Task brief:
Give again, word for word, each line from the top of the listing through the line that holds "p.border_fill_color = BEIGE".

Dataset rows:
+ + +
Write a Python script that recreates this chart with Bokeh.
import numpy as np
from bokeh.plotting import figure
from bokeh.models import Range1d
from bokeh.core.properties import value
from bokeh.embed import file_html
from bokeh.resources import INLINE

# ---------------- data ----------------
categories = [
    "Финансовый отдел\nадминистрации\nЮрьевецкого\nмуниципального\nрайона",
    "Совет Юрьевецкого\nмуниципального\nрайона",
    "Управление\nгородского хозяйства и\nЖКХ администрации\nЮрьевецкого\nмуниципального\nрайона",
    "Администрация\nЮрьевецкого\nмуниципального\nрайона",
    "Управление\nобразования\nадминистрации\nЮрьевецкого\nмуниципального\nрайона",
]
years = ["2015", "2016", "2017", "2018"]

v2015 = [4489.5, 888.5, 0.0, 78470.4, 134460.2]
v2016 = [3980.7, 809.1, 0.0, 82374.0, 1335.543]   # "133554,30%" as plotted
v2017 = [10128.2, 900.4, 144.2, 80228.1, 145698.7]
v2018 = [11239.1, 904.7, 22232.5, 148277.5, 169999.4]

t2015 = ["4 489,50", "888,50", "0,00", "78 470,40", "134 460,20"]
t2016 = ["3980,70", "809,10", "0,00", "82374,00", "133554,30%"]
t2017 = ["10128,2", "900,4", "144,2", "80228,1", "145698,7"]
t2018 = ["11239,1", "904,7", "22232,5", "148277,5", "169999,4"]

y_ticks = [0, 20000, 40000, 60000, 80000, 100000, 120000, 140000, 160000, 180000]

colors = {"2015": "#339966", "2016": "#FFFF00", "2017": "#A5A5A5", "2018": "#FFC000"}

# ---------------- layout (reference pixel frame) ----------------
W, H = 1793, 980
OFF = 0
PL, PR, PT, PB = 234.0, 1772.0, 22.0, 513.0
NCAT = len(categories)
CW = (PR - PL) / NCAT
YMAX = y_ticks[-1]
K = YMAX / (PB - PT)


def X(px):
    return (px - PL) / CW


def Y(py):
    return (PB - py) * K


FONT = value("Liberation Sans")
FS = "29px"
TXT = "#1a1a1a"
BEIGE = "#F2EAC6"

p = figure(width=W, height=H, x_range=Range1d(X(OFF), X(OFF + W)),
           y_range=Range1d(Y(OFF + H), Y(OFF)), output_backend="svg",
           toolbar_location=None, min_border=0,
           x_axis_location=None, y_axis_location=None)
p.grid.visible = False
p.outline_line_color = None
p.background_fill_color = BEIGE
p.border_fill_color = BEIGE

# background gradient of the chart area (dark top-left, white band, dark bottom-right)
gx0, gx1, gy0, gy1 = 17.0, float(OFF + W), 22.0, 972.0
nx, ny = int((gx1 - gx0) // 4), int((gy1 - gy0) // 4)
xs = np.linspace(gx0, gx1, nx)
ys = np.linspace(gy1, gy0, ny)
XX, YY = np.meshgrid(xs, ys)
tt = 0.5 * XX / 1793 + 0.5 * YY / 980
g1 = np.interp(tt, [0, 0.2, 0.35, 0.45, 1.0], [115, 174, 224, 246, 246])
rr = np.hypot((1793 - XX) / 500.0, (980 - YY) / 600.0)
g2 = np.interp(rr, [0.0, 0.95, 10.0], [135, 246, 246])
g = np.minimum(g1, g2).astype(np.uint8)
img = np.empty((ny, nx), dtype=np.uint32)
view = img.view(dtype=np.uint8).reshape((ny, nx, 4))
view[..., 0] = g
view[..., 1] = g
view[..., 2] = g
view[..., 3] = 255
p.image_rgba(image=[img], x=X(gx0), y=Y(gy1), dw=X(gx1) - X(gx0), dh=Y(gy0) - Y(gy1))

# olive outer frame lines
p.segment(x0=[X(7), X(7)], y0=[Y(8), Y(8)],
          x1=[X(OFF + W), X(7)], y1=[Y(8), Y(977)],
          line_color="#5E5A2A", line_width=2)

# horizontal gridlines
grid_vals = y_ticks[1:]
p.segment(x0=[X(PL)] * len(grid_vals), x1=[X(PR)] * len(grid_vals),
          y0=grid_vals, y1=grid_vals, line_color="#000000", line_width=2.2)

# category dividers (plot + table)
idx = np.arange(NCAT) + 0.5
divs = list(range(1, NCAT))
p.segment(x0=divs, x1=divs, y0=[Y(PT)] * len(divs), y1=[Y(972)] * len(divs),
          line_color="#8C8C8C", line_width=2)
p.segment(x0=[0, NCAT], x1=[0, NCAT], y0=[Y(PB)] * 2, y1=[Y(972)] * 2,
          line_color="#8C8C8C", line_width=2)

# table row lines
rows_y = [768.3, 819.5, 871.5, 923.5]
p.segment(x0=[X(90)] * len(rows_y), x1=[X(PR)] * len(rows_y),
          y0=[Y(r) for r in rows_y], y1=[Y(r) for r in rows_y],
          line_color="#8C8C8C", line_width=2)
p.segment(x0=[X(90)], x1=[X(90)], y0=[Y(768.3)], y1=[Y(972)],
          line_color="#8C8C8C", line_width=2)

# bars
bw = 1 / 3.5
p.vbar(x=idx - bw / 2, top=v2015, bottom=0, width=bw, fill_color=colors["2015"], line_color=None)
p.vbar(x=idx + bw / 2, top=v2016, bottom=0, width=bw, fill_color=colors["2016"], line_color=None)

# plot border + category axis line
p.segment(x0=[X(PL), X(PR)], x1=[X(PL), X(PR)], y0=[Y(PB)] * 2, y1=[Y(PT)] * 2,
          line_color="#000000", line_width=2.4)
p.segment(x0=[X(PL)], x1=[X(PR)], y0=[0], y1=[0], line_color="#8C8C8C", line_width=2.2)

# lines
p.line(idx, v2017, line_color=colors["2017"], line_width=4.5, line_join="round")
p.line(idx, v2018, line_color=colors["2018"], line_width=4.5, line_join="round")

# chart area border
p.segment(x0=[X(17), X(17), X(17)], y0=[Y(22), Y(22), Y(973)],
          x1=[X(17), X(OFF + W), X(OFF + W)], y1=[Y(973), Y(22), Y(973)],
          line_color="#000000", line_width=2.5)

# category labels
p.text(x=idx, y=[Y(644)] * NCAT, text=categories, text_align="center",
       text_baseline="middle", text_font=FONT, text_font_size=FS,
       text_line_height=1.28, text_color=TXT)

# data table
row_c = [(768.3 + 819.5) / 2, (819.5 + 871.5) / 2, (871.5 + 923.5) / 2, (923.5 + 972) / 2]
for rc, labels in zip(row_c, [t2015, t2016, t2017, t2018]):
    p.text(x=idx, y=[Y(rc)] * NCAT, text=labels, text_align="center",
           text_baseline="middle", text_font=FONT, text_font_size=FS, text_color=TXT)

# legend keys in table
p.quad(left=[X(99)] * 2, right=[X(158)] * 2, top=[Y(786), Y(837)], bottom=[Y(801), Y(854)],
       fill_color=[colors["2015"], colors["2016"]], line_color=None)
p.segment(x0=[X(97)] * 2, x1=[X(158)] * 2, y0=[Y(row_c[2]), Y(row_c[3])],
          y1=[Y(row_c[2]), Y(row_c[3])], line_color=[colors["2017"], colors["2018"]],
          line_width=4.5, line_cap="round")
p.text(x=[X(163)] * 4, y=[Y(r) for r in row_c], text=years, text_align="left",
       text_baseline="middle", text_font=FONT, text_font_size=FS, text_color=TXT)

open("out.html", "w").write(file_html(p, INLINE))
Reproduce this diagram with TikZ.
+ + +
Written reply:
Write a Python script that recreates this chart with Bokeh.
import numpy as np
from bokeh.plotting import figure
from bokeh.models import Range1d
from bokeh.core.properties import value
from bokeh.embed import file_html
from bokeh.resources import INLINE

# ---------------- data ----------------
categories = [
    "Финансовый отдел\nадминистрации\nЮрьевецкого\nмуниципального\nрайона",
    "Совет Юрьевецкого\nмуниципального\nрайона",
    "Управление\nгородского хозяйства и\nЖКХ администрации\nЮрьевецкого\nмуниципального\nрайона",
    "Администрация\nЮрьевецкого\nмуниципального\nрайона",
    "Управление\nобразования\nадминистрации\nЮрьевецкого\nмуниципального\nрайона",
]
years = ["2015", "2016", "2017", "2018"]

v2015 = [4489.5, 888.5, 0.0, 78470.4, 134460.2]
v2016 = [3980.7, 809.1, 0.0, 82374.0, 1335.543]   # "133554,30%" as plotted
v2017 = [10128.2, 900.4, 144.2, 80228.1, 145698.7]
v2018 = [11239.1, 904.7, 22232.5, 148277.5, 169999.4]

t2015 = ["4 489,50", "888,50", "0,00", "78 470,40", "134 460,20"]
t2016 = ["3980,70", "809,10", "0,00", "82374,00", "133554,30%"]
t2017 = ["10128,2", "900,4", "144,2", "80228,1", "145698,7"]
t2018 = ["11239,1", "904,7", "22232,5", "148277,5", "169999,4"]

y_ticks = [0, 20000, 40000, 60000, 80000, 100000, 120000, 140000, 160000, 180000]

colors = {"2015": "#339966", "2016": "#FFFF00", "2017": "#A5A5A5", "2018": "#FFC000"}

# ---------------- layout (reference pixel frame) ----------------
W, H = 1793, 980
OFF = 0
PL, PR, PT, PB = 234.0, 1772.0, 22.0, 513.0
NCAT = len(categories)
CW = (PR - PL) / NCAT
YMAX = y_ticks[-1]
K = YMAX / (PB - PT)


def X(px):
    return (px - PL) / CW


def Y(py):
    return (PB - py) * K


FONT = value("Liberation Sans")
FS = "29px"
TXT = "#1a1a1a"
BEIGE = "#F2EAC6"

p = figure(width=W, height=H, x_range=Range1d(X(OFF), X(OFF + W)),
           y_range=Range1d(Y(OFF + H), Y(OFF)), output_backend="svg",
           toolbar_location=None, min_border=0,
           x_axis_location=None, y_axis_location=None)
p.grid.visible = False
p.outline_line_color = None
p.background_fill_color = BEIGE
p.border_fill_color = BEIGE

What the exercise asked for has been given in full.